* _Recorded information_:
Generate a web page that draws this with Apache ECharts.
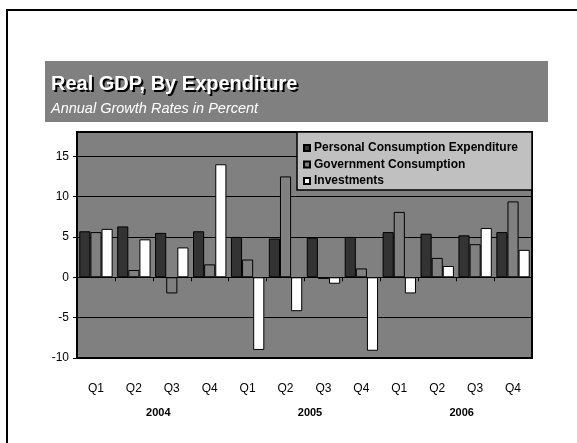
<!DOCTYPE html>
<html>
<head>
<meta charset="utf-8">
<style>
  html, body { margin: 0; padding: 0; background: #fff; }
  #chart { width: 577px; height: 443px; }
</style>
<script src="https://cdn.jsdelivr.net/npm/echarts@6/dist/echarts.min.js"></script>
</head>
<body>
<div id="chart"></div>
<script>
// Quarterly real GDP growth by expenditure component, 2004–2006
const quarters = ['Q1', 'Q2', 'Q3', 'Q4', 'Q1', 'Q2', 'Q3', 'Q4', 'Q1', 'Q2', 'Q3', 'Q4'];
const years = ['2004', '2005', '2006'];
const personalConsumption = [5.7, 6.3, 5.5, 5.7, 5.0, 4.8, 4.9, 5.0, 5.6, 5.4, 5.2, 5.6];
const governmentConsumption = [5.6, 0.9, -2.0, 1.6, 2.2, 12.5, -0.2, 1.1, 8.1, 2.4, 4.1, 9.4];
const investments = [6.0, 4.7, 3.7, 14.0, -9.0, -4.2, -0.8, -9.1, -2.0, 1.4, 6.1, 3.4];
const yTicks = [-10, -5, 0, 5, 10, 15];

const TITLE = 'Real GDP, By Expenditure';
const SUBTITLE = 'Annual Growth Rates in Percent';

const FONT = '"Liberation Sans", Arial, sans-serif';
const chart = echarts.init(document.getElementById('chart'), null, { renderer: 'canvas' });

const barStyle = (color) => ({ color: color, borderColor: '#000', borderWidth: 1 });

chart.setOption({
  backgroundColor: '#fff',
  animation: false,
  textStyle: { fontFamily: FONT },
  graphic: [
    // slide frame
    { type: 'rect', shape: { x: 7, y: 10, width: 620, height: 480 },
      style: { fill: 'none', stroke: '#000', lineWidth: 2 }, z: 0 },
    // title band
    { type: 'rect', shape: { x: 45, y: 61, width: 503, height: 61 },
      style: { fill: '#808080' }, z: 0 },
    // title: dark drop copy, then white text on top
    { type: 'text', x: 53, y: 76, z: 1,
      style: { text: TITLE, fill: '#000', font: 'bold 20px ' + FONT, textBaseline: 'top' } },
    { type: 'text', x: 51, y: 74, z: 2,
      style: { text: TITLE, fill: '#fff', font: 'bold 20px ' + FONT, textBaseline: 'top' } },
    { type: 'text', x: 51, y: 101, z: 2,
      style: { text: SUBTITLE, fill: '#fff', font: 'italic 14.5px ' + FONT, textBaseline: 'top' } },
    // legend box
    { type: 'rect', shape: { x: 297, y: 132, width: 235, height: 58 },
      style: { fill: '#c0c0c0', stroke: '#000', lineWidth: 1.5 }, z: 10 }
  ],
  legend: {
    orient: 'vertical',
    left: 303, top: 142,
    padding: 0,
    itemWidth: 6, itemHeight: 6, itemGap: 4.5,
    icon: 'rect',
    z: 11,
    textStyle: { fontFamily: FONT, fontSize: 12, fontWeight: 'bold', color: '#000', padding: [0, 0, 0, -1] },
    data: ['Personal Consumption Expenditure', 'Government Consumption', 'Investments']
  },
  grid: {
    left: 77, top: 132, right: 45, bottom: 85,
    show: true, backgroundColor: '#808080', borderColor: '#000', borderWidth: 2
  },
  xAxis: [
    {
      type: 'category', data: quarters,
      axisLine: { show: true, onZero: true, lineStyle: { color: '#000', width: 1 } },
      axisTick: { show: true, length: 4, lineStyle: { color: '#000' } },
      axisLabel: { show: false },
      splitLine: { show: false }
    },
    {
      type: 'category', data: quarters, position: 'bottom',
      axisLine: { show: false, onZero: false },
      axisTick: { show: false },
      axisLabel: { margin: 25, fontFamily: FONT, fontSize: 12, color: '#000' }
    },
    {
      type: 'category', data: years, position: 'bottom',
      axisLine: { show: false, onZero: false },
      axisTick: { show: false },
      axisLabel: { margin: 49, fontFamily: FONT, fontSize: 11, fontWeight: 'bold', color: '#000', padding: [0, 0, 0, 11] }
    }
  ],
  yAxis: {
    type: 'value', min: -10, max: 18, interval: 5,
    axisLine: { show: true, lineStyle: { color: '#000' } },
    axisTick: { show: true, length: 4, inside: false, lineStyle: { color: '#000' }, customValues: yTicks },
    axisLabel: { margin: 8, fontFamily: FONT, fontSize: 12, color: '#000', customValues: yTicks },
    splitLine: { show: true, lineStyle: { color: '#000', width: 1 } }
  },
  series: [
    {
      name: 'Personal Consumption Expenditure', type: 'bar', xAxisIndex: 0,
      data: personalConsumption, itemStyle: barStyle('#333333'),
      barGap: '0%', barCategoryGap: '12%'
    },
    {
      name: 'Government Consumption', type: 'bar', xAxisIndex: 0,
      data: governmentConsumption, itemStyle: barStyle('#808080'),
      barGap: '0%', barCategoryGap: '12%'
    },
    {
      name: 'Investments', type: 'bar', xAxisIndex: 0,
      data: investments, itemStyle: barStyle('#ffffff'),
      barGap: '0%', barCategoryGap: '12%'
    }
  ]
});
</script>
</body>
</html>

* _Exercise objective_:
Keep every word of the data as it is when you write it out, but drop the pictures.

* _Output_:
Generate a web page that draws this with Apache ECharts.
<!DOCTYPE html>
<html>
<head>
<meta charset="utf-8">
<style>
  html, body { margin: 0; padding: 0; background: #fff; }
  #chart { width: 577px; height: 443px; }
</style>
<script src="https://cdn.jsdelivr.net/npm/echarts@6/dist/echarts.min.js"></script>
</head>
<body>
<div id="chart"></div>
<script>
// Quarterly real GDP growth by expenditure component, 2004–2006
const quarters = ['Q1', 'Q2', 'Q3', 'Q4', 'Q1', 'Q2', 'Q3', 'Q4', 'Q1', 'Q2', 'Q3', 'Q4'];
const years = ['2004', '2005', '2006'];
const personalConsumption = [5.7, 6.3, 5.5, 5.7, 5.0, 4.8, 4.9, 5.0, 5.6, 5.4, 5.2, 5.6];
const governmentConsumption = [5.6, 0.9, -2.0, 1.6, 2.2, 12.5, -0.2, 1.1, 8.1, 2.4, 4.1, 9.4];
const investments = [6.0, 4.7, 3.7, 14.0, -9.0, -4.2, -0.8, -9.1, -2.0, 1.4, 6.1, 3.4];
const yTicks = [-10, -5, 0, 5, 10, 15];

const TITLE = 'Real GDP, By Expenditure';
const SUBTITLE = 'Annual Growth Rates in Percent';

const FONT = '"Liberation Sans", Arial, sans-serif';
const chart = echarts.init(document.getElementById('chart'), null, { renderer: 'canvas' });

const barStyle = (color) => ({ color: color, borderColor: '#000', borderWidth: 1 });

chart.setOption({
  backgroundColor: '#fff',
  animation: false,
  textStyle: { fontFamily: FONT },
  graphic: [
    // slide frame
    { type: 'rect', shape: { x: 7, y: 10, width: 620, height: 480 },
      style: { fill: 'none', stroke: '#000', lineWidth: 2 }, z: 0 },
    // title band
    { type: 'rect', shape: { x: 45, y: 61, width: 503, height: 61 },
      style: { fill: '#808080' }, z: 0 },
    // title: dark drop copy, then white text on top
    { type: 'text', x: 53, y: 76, z: 1,
      style: { text: TITLE, fill: '#000', font: 'bold 20px ' + FONT, textBaseline: 'top' } },
    { type: 'text', x: 51, y: 74, z: 2,
      style: { text: TITLE, fill: '#fff', font: 'bold 20px ' + FONT, textBaseline: 'top' } },
    { type: 'text', x: 51, y: 101, z: 2,
      style: { text: SUBTITLE, fill: '#fff', font: 'italic 14.5px ' + FONT, textBaseline: 'top' } },
    // legend box
    { type: 'rect', shape: { x: 297, y: 132, width: 235, height: 58 },
      style: { fill: '#c0c0c0', stroke: '#000', lineWidth: 1.5 }, z: 10 }
  ],
  legend: {
    orient: 'vertical',
    left: 303, top: 142,
    padding: 0,
    itemWidth: 6, itemHeight: 6, itemGap: 4.5,
    icon: 'rect',
    z: 11,
    textStyle: { fontFamily: FONT, fontSize: 12, fontWeight: 'bold', color: '#000', padding: [0, 0, 0, -1] },
    data: ['Personal Consumption Expenditure', 'Government Consumption', 'Investments']
  },
  grid: {
    left: 77, top: 132, right: 45, bottom: 85,
    show: true, backgroundColor: '#808080', borderColor: '#000', borderWidth: 2
  },
  xAxis: [
    {
      type: 'category', data: quarters,
      axisLine: { show: true, onZero: true, lineStyle: { color: '#000', width: 1 } },
      axisTick: { show: true, length: 4, lineStyle: { color: '#000' } },
      axisLabel: { show: false },
      splitLine: { show: false }
    },
    {
      type: 'category', data: quarters, position: 'bottom',
      axisLine: { show: false, onZero: false },
      axisTick: { show: false },
      axisLabel: { margin: 25, fontFamily: FONT, fontSize: 12, color: '#000' }
    },
    {
      type: 'category', data: years, position: 'bottom',
      axisLine: { show: false, onZero: false },
      axisTick: { show: false },
      axisLabel: { margin: 49, fontFamily: FONT, fontSize: 11, fontWeight: 'bold', color: '#000', padding: [0, 0, 0, 11] }
    }
  ],
  yAxis: {
    type: 'value', min: -10, max: 18, interval: 5,
    axisLine: { show: true, lineStyle: { color: '#000' } },
    axisTick: { show: true, length: 4, inside: false, lineStyle: { color: '#000' }, customValues: yTicks },
    axisLabel: { margin: 8, fontFamily: FONT, fontSize: 12, color: '#000', customValues: yTicks },
    splitLine: { show: true, lineStyle: { color: '#000', width: 1 } }
  },
  series: [
    {
      name: 'Personal Consumption Expenditure', type: 'bar', xAxisIndex: 0,
      data: personalConsumption, itemStyle: barStyle('#333333'),
      barGap: '0%', barCategoryGap: '12%'
    },
    {
      name: 'Government Consumption', type: 'bar', xAxisIndex: 0,
      data: governmentConsumption, itemStyle: barStyle('#808080'),
      barGap: '0%', barCategoryGap: '12%'
    },
    {
      name: 'Investments', type: 'bar', xAxisIndex: 0,
      data: investments, itemStyle: barStyle('#ffffff'),
      barGap: '0%', barCategoryGap: '12%'
    }
  ]
});
</script>
</body>
</html>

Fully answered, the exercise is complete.